Magnetic Thin Films: Morphology and Magnetism

Ultrathin magnetic films exhibit extraordinary magnetic properties which are currently exploited in various technical applications. Considerable effort has been devoted to `tailor` the magnetic properties of thin magnetic films such as the magnetic anisotropy, i.e., the orientation of the easy axis of the film magnetization and to limit the magnetic saturation and switching field to levels compatible with practical applications. Among the most promising systems for magneto-electronics, magnetic sensors as well as thin film recording media are material combinations between magnetic cobalt, iron, or nickel films with non-magnetic copper as substrate or spacer layer. Recent research has demonstrated that the film morphology, the interface roughness and the possible alloy formation in these systems have a strong influence on the magnetic properties. Therefore, the control of the smoothness and cleanliness of the films and interfaces at the atomic level is of great importance. This requires a thorough understanding of the relationship between film morphology and the magnetic properties. This knowledge will also provide the basis for designing magnetic thin films for different needs and future applications. The aim of this proposal is to characterize the morphology and its correlation with the magnetic properties of thin iron and nickel films on well defined copper surfaces. The main goal is to explore ways to tune the thin film structure and thereby its magnetic properties. Nanostructured Cu-CuO surfaces and regularly stepped copper substrates will be used to study the influence of an imposed lateral patterning of the substrate on the ordering of the deposited magnetic film.

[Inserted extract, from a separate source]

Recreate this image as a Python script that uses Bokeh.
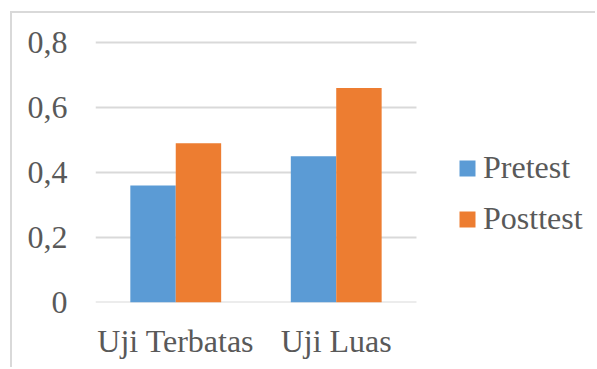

The nucleation and growth of magnetic films will be studied at an atomic scale as a function of the growth parameters (surface temperature and deposition rate). Additionally, the influence of oxygen on the growth mode and film quality will be investigated. The experiments will involve (i) an existing Scanning Tunneling Microscope (STM) capable of providing structural and chemical information at the atomic scale and (ii) Reflectance Difference Spectroscopy (RDS) to characterize the interface morphology and composition together with the magnetic properties via the magneto-optical Kerr effect.